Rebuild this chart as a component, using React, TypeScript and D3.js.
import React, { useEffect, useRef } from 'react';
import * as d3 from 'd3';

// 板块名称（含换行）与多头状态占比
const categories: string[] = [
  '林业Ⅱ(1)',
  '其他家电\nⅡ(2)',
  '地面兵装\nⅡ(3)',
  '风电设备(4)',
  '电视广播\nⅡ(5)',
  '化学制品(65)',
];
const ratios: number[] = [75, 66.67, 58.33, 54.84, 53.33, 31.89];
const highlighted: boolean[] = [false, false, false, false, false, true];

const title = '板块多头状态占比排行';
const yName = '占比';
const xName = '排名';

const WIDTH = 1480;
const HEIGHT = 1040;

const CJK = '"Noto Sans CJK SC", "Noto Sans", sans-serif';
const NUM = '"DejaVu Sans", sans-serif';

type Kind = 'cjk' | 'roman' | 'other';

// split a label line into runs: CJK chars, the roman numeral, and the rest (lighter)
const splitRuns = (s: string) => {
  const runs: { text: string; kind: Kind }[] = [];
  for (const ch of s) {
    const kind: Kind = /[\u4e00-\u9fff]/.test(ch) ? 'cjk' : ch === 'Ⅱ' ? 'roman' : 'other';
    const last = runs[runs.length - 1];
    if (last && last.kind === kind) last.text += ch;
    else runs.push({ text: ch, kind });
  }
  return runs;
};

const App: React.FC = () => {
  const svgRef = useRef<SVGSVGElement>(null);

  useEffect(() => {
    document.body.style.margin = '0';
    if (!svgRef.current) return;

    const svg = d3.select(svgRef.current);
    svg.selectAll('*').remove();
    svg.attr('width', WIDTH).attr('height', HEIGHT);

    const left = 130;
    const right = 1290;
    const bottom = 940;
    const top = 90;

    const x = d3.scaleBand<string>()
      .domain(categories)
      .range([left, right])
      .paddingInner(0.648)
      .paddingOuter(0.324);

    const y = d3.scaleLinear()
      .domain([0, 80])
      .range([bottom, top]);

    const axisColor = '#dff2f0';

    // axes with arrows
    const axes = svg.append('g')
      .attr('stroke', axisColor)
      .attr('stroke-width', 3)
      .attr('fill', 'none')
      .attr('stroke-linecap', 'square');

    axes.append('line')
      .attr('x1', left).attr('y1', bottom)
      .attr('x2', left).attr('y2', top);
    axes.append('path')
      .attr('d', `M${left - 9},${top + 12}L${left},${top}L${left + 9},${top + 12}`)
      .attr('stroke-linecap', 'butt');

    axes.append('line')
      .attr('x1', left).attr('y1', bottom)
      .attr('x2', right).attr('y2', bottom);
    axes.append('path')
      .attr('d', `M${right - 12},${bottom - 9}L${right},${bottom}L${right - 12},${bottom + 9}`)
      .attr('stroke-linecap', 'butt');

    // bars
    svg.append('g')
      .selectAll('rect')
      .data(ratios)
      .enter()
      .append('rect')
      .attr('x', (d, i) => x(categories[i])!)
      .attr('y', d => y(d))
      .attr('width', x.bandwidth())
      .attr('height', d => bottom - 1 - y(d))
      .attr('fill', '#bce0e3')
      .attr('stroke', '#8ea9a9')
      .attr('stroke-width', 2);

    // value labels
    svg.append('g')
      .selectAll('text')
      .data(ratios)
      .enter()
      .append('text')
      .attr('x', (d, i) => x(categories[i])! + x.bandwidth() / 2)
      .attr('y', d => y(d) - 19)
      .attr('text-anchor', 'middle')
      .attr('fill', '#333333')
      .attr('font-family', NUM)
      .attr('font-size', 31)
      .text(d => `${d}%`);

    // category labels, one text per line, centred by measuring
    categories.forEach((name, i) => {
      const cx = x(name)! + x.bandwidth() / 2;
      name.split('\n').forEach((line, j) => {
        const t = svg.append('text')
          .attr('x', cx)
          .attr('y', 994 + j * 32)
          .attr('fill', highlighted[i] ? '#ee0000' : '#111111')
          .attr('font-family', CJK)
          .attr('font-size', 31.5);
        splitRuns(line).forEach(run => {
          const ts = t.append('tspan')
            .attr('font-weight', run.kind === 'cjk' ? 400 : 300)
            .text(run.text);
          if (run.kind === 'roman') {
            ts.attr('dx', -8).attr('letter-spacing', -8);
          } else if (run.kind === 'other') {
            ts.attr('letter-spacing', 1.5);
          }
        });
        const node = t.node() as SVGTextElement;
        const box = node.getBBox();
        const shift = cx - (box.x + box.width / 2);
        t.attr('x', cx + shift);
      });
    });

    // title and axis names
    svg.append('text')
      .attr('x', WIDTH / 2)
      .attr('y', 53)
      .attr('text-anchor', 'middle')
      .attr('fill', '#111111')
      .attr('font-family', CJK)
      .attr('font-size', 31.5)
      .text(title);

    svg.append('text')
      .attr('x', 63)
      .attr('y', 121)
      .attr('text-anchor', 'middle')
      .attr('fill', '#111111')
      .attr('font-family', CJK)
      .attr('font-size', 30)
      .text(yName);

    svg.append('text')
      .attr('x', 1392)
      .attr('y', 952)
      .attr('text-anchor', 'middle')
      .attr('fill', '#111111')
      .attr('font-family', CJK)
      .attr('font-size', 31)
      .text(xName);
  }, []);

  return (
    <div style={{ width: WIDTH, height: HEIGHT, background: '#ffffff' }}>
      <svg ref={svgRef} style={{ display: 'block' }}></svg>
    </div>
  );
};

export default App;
* * *
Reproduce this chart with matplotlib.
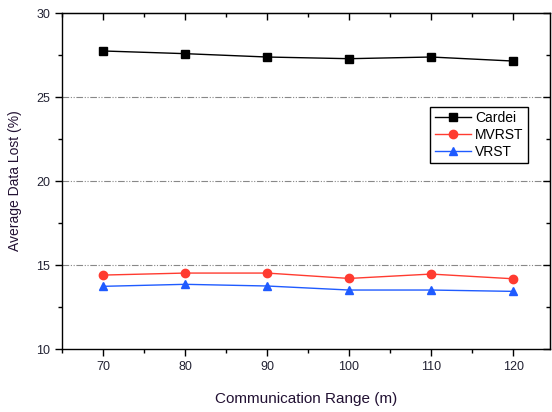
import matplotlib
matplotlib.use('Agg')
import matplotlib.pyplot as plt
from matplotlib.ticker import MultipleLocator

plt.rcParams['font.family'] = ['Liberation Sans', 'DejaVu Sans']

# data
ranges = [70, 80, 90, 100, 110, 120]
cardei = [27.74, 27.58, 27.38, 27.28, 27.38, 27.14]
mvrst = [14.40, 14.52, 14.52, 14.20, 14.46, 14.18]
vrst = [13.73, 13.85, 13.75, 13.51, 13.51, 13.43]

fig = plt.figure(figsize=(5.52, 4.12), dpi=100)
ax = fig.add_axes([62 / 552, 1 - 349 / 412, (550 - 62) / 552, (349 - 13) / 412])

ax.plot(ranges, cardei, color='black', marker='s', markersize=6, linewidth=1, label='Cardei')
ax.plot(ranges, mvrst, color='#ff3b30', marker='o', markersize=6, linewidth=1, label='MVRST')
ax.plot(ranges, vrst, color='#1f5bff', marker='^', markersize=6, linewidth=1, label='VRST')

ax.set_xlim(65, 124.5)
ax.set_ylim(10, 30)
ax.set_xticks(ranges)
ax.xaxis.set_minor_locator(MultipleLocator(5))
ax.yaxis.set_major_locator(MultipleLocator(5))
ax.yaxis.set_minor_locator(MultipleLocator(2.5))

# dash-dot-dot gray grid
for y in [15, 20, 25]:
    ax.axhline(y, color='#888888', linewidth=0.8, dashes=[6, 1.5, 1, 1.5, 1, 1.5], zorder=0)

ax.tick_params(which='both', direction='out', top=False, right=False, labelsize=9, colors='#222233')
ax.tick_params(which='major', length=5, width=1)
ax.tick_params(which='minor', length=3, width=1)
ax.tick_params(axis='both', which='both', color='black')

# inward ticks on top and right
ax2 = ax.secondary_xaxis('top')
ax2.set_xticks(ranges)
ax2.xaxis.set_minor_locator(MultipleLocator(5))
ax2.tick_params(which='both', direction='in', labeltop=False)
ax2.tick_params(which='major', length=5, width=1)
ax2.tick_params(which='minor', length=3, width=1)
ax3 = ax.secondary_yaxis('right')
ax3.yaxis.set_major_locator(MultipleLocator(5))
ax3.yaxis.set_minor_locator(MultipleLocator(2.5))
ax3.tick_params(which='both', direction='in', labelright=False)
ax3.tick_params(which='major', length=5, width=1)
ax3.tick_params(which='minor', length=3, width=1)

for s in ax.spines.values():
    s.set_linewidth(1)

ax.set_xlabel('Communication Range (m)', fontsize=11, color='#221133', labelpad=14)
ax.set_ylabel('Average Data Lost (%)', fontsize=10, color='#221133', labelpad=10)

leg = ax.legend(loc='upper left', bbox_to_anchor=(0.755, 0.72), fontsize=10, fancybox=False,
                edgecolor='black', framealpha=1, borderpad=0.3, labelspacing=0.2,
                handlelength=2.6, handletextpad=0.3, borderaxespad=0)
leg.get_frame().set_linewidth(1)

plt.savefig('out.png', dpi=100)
* * *
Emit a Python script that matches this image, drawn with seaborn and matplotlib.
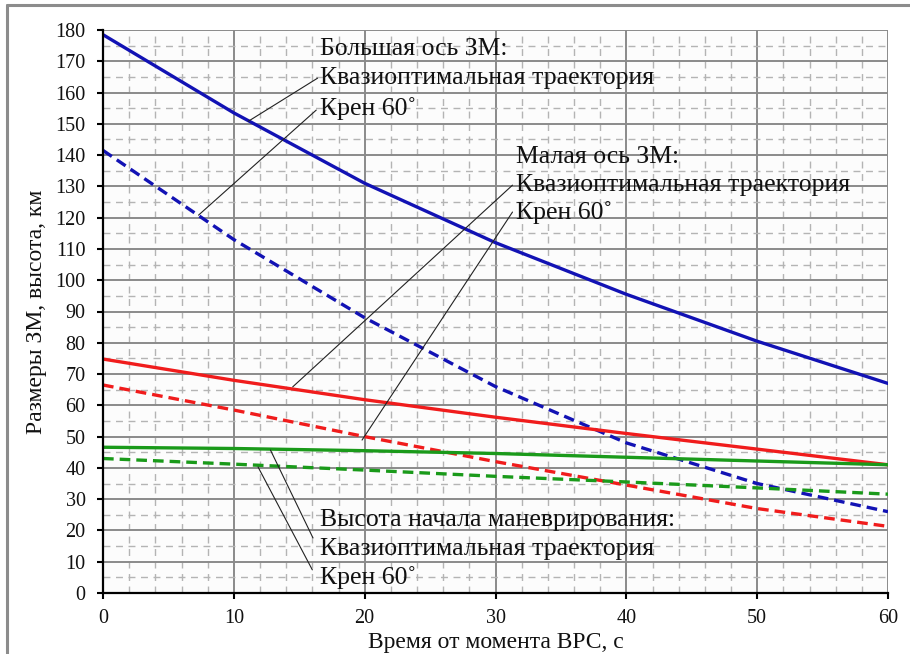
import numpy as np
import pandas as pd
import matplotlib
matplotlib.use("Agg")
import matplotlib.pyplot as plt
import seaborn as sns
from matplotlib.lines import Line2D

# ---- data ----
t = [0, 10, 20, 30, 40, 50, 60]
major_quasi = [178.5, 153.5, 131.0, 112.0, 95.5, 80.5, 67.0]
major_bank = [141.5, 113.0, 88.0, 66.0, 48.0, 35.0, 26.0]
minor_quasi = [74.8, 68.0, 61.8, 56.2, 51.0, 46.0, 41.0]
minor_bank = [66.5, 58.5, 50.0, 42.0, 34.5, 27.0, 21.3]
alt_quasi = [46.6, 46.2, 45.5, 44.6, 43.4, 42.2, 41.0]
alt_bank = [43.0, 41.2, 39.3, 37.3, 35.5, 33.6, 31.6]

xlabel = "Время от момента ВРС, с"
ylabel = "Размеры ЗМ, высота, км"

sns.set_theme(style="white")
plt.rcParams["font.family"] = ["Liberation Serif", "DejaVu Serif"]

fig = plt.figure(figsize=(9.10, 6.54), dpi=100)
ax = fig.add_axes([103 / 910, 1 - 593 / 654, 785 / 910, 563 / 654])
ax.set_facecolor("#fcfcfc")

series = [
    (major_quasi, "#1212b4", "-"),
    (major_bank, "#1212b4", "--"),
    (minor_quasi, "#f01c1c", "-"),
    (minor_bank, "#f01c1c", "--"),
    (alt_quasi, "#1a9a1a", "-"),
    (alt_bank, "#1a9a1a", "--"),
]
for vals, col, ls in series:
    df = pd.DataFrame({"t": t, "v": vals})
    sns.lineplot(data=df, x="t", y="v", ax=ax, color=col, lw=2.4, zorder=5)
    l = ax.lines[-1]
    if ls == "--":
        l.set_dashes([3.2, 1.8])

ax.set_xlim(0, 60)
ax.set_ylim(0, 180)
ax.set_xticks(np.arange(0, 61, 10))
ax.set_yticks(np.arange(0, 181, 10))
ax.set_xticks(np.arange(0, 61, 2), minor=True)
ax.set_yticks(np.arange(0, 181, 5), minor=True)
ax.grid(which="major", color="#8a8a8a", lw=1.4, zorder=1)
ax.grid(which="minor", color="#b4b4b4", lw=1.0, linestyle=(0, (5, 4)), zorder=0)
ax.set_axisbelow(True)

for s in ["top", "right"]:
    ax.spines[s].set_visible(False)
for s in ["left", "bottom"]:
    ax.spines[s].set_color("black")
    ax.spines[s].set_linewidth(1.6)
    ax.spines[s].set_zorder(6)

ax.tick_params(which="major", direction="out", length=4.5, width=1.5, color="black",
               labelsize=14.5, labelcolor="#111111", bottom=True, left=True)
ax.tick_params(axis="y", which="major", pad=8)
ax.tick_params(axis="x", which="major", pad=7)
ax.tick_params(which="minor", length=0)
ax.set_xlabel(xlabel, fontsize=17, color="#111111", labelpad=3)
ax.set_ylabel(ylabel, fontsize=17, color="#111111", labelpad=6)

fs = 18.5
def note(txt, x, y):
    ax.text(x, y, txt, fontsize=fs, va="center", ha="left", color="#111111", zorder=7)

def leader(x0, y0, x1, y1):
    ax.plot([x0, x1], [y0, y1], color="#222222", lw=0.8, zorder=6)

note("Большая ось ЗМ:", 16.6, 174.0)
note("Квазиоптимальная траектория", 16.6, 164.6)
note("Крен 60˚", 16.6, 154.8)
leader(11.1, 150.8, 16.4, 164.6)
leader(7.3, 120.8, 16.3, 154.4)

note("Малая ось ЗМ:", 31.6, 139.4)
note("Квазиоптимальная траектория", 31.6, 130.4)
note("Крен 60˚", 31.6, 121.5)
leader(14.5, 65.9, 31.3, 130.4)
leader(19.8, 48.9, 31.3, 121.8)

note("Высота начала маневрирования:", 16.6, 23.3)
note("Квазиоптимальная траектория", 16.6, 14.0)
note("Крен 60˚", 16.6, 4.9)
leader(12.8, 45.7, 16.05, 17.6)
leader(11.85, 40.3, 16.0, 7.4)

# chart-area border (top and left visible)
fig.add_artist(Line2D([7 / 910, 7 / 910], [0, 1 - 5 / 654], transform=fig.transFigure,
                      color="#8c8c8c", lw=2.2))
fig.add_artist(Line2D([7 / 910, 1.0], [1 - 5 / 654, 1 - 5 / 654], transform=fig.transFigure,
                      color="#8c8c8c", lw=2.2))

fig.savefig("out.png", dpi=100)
* * *
— What to produce —
Only the lines from the one with "Reproduce this chart with matplotlib." down to the one with "ax.tick_params(axis='both', which='both', color='black')" belong in your copy, both ends included; write them out exactly and skip any pictures.

— Full solution —
Reproduce this chart with matplotlib.
import matplotlib
matplotlib.use('Agg')
import matplotlib.pyplot as plt
from matplotlib.ticker import MultipleLocator

plt.rcParams['font.family'] = ['Liberation Sans', 'DejaVu Sans']

# data
ranges = [70, 80, 90, 100, 110, 120]
cardei = [27.74, 27.58, 27.38, 27.28, 27.38, 27.14]
mvrst = [14.40, 14.52, 14.52, 14.20, 14.46, 14.18]
vrst = [13.73, 13.85, 13.75, 13.51, 13.51, 13.43]

fig = plt.figure(figsize=(5.52, 4.12), dpi=100)
ax = fig.add_axes([62 / 552, 1 - 349 / 412, (550 - 62) / 552, (349 - 13) / 412])

ax.plot(ranges, cardei, color='black', marker='s', markersize=6, linewidth=1, label='Cardei')
ax.plot(ranges, mvrst, color='#ff3b30', marker='o', markersize=6, linewidth=1, label='MVRST')
ax.plot(ranges, vrst, color='#1f5bff', marker='^', markersize=6, linewidth=1, label='VRST')

ax.set_xlim(65, 124.5)
ax.set_ylim(10, 30)
ax.set_xticks(ranges)
ax.xaxis.set_minor_locator(MultipleLocator(5))
ax.yaxis.set_major_locator(MultipleLocator(5))
ax.yaxis.set_minor_locator(MultipleLocator(2.5))

# dash-dot-dot gray grid
for y in [15, 20, 25]:
    ax.axhline(y, color='#888888', linewidth=0.8, dashes=[6, 1.5, 1, 1.5, 1, 1.5], zorder=0)

ax.tick_params(which='both', direction='out', top=False, right=False, labelsize=9, colors='#222233')
ax.tick_params(which='major', length=5, width=1)
ax.tick_params(which='minor', length=3, width=1)
ax.tick_params(axis='both', which='both', color='black')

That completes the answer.